* EXERCISE REQUIREMENTS: Transcribe exactly the lines from the one containing "Write a LaTeX" through the one containing "(0,0) rectangle (1581,785);", both included, and leave out any pictures.
-- start INPUT MATERIAL --
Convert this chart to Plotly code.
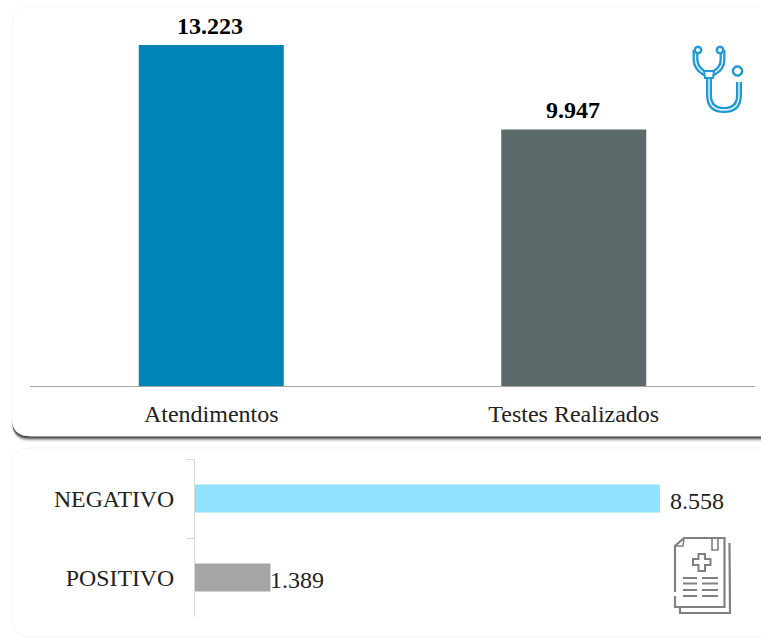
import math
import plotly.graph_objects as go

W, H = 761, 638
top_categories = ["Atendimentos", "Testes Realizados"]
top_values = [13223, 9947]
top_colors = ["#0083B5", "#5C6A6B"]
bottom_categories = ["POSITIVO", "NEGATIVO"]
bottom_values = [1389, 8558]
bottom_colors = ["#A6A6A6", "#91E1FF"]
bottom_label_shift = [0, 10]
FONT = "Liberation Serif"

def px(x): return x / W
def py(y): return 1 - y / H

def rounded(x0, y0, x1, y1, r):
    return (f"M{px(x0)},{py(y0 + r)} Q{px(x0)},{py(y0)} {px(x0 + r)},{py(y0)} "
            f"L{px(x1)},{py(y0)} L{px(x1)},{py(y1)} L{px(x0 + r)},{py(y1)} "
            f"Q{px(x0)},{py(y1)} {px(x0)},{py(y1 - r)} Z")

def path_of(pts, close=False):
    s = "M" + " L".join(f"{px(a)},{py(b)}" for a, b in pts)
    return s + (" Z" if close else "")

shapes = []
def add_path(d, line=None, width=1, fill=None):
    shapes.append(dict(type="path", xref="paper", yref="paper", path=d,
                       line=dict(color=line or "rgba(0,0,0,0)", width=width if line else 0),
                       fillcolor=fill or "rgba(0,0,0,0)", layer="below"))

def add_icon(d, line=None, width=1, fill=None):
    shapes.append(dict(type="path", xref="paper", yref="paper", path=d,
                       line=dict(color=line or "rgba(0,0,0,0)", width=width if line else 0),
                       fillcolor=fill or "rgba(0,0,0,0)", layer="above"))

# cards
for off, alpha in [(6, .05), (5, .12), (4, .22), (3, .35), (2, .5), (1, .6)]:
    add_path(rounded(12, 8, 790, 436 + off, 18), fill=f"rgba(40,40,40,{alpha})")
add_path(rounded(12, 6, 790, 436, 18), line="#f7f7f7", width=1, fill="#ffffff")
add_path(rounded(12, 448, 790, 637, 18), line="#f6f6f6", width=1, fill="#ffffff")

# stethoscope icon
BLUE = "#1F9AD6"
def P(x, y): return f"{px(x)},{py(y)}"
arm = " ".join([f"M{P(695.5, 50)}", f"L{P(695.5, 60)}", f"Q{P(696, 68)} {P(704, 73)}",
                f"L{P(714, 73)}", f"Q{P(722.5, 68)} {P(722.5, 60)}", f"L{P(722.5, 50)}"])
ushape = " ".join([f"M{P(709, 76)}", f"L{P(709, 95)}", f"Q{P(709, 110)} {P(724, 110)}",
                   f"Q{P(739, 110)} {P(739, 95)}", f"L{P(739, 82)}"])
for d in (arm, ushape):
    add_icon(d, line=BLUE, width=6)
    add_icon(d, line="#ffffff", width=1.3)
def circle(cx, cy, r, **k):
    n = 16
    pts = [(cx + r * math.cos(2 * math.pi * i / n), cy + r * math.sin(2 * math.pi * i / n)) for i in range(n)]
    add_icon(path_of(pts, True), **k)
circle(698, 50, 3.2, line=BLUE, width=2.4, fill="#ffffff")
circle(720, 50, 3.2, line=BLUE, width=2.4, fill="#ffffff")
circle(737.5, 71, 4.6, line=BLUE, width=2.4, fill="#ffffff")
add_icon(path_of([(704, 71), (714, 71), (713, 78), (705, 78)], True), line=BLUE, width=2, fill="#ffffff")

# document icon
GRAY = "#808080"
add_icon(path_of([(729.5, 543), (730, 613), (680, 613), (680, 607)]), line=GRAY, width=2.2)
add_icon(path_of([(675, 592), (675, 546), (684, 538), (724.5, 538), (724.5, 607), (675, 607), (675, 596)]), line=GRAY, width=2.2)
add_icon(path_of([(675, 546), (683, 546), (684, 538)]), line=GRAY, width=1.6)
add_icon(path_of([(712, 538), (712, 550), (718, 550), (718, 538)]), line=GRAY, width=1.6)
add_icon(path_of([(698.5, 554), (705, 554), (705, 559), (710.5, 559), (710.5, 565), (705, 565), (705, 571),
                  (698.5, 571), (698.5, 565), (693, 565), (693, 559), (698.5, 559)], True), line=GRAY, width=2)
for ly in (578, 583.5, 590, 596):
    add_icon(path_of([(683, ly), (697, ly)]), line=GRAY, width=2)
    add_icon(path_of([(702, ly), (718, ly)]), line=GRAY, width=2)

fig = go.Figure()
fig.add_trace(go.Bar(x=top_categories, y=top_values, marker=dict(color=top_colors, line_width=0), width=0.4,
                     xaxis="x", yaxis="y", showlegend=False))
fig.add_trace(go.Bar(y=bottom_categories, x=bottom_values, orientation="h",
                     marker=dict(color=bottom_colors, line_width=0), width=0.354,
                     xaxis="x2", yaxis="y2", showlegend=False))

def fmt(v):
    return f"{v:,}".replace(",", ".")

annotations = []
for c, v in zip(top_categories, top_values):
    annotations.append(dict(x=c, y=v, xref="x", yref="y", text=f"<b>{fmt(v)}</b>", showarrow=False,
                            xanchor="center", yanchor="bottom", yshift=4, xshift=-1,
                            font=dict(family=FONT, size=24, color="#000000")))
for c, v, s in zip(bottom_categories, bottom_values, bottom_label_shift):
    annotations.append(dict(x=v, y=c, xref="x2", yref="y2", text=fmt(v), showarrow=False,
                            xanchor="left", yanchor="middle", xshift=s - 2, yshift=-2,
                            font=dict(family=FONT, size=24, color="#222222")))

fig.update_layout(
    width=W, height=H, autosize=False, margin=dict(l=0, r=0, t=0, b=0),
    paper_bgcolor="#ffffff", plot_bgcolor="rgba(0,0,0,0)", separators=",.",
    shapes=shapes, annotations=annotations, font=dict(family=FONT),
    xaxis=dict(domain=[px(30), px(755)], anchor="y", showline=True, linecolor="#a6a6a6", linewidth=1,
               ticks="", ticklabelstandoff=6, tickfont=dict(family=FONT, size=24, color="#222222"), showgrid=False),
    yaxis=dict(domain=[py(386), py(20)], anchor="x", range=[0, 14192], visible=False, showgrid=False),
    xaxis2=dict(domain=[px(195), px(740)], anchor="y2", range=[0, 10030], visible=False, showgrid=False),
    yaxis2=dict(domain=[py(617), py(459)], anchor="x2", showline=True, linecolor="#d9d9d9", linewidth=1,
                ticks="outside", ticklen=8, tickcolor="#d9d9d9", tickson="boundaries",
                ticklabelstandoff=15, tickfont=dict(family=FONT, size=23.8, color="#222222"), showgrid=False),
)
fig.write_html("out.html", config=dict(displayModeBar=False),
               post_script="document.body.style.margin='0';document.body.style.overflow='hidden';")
-- end INPUT MATERIAL --
-- start INPUT MATERIAL --
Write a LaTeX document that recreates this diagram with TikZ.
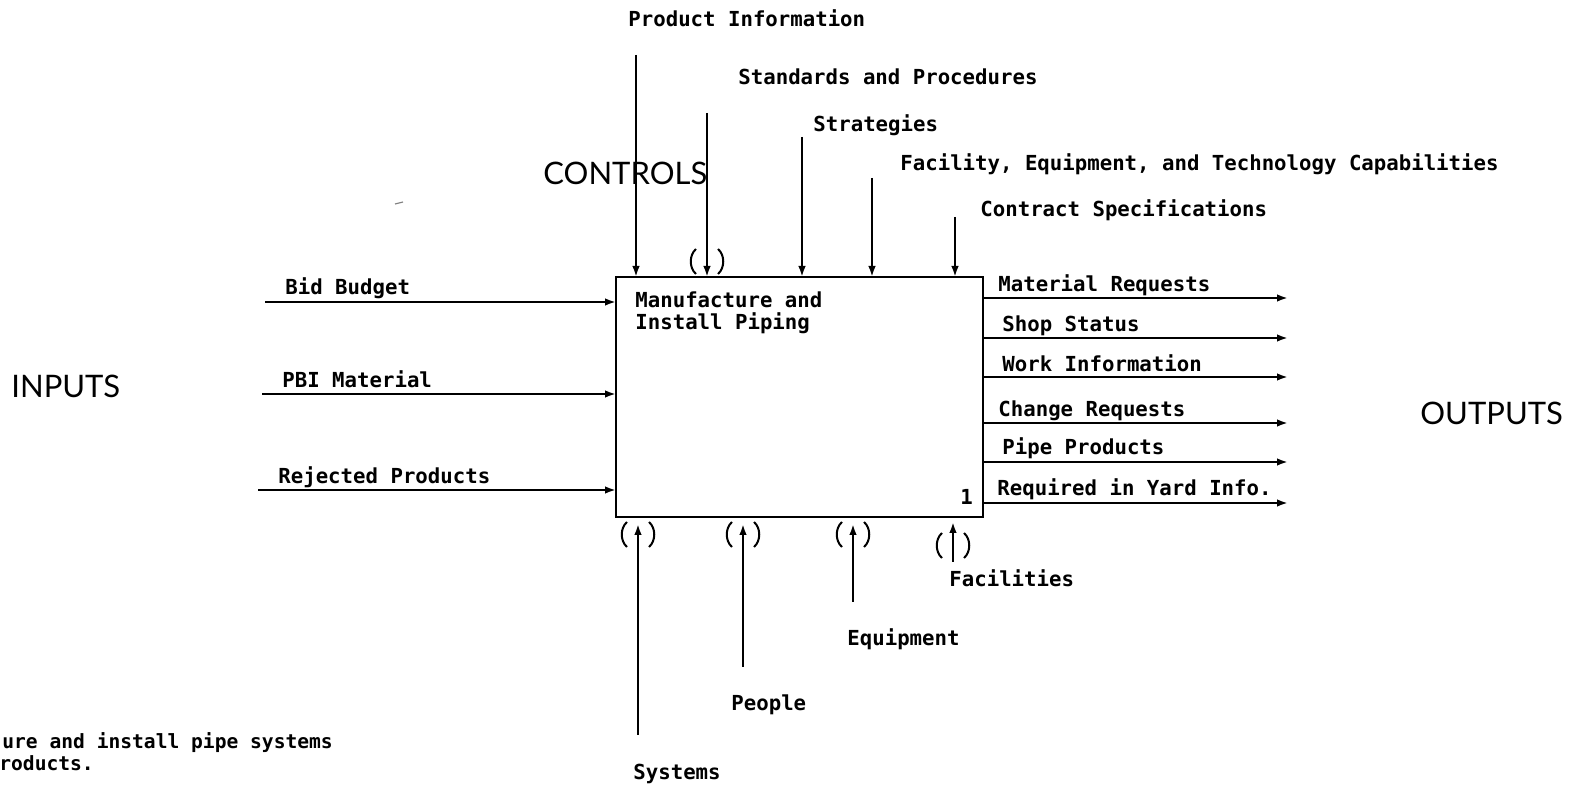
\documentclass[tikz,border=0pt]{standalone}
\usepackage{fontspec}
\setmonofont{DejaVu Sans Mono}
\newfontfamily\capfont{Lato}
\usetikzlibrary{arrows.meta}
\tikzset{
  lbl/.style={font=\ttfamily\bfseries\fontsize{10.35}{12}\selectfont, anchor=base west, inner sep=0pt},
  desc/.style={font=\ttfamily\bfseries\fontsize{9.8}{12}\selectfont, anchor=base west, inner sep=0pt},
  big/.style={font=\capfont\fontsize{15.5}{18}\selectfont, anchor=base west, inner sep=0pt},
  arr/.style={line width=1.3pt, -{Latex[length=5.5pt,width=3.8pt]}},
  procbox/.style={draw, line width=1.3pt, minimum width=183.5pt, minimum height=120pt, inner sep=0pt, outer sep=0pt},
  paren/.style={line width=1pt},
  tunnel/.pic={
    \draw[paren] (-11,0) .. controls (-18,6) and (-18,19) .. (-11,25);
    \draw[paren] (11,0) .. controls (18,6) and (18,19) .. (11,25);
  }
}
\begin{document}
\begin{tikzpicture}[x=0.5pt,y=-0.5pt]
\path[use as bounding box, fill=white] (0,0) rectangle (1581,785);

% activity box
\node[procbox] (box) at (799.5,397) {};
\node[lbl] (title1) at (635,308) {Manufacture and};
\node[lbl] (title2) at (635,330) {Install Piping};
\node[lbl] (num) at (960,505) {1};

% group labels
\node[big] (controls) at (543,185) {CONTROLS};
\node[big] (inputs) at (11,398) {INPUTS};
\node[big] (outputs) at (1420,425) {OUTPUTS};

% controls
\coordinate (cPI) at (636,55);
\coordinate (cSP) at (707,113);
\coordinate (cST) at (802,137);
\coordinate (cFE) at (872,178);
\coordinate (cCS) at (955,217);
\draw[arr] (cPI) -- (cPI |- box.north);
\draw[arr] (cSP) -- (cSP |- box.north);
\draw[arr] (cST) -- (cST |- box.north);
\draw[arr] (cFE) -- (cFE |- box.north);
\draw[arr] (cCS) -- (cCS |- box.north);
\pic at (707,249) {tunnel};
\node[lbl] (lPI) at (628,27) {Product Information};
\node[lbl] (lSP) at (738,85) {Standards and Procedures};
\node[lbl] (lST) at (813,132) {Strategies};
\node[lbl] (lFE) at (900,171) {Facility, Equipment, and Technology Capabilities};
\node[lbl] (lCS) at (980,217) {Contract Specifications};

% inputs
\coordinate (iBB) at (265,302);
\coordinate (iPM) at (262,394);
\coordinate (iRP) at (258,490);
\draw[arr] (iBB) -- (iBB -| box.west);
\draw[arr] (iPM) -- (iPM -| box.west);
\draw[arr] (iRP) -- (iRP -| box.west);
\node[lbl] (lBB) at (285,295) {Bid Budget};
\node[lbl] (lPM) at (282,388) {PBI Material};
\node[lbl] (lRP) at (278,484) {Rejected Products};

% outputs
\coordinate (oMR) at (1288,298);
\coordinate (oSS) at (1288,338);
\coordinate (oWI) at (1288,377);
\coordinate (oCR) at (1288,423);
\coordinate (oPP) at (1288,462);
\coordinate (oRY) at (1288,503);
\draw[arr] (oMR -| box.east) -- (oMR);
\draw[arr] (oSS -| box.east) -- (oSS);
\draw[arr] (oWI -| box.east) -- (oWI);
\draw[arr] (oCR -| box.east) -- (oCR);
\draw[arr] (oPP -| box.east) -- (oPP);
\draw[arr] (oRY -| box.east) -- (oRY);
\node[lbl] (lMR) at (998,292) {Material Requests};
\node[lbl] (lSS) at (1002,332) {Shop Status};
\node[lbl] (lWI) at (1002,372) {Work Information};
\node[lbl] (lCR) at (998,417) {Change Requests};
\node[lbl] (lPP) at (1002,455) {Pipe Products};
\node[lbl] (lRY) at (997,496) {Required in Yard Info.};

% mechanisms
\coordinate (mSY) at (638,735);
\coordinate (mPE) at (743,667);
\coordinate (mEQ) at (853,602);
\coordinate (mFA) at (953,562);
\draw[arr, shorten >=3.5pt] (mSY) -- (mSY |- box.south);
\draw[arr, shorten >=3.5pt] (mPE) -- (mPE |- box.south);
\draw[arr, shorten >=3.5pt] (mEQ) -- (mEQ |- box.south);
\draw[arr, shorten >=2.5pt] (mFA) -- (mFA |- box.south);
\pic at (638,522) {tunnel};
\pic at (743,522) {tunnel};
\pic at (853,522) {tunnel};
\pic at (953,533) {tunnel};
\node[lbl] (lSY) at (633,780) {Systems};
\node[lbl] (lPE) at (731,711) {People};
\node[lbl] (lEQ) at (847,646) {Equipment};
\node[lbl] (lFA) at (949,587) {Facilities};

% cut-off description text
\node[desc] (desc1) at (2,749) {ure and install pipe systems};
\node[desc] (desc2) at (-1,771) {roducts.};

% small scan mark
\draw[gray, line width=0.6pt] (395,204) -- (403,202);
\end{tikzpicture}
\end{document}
-- end INPUT MATERIAL --
* RESULT OF THE EXERCISE:
Write a LaTeX document that recreates this diagram with TikZ.
\documentclass[tikz,border=0pt]{standalone}
\usepackage{fontspec}
\setmonofont{DejaVu Sans Mono}
\newfontfamily\capfont{Lato}
\usetikzlibrary{arrows.meta}
\tikzset{
  lbl/.style={font=\ttfamily\bfseries\fontsize{10.35}{12}\selectfont, anchor=base west, inner sep=0pt},
  desc/.style={font=\ttfamily\bfseries\fontsize{9.8}{12}\selectfont, anchor=base west, inner sep=0pt},
  big/.style={font=\capfont\fontsize{15.5}{18}\selectfont, anchor=base west, inner sep=0pt},
  arr/.style={line width=1.3pt, -{Latex[length=5.5pt,width=3.8pt]}},
  procbox/.style={draw, line width=1.3pt, minimum width=183.5pt, minimum height=120pt, inner sep=0pt, outer sep=0pt},
  paren/.style={line width=1pt},
  tunnel/.pic={
    \draw[paren] (-11,0) .. controls (-18,6) and (-18,19) .. (-11,25);
    \draw[paren] (11,0) .. controls (18,6) and (18,19) .. (11,25);
  }
}
\begin{document}
\begin{tikzpicture}[x=0.5pt,y=-0.5pt]
\path[use as bounding box, fill=white] (0,0) rectangle (1581,785);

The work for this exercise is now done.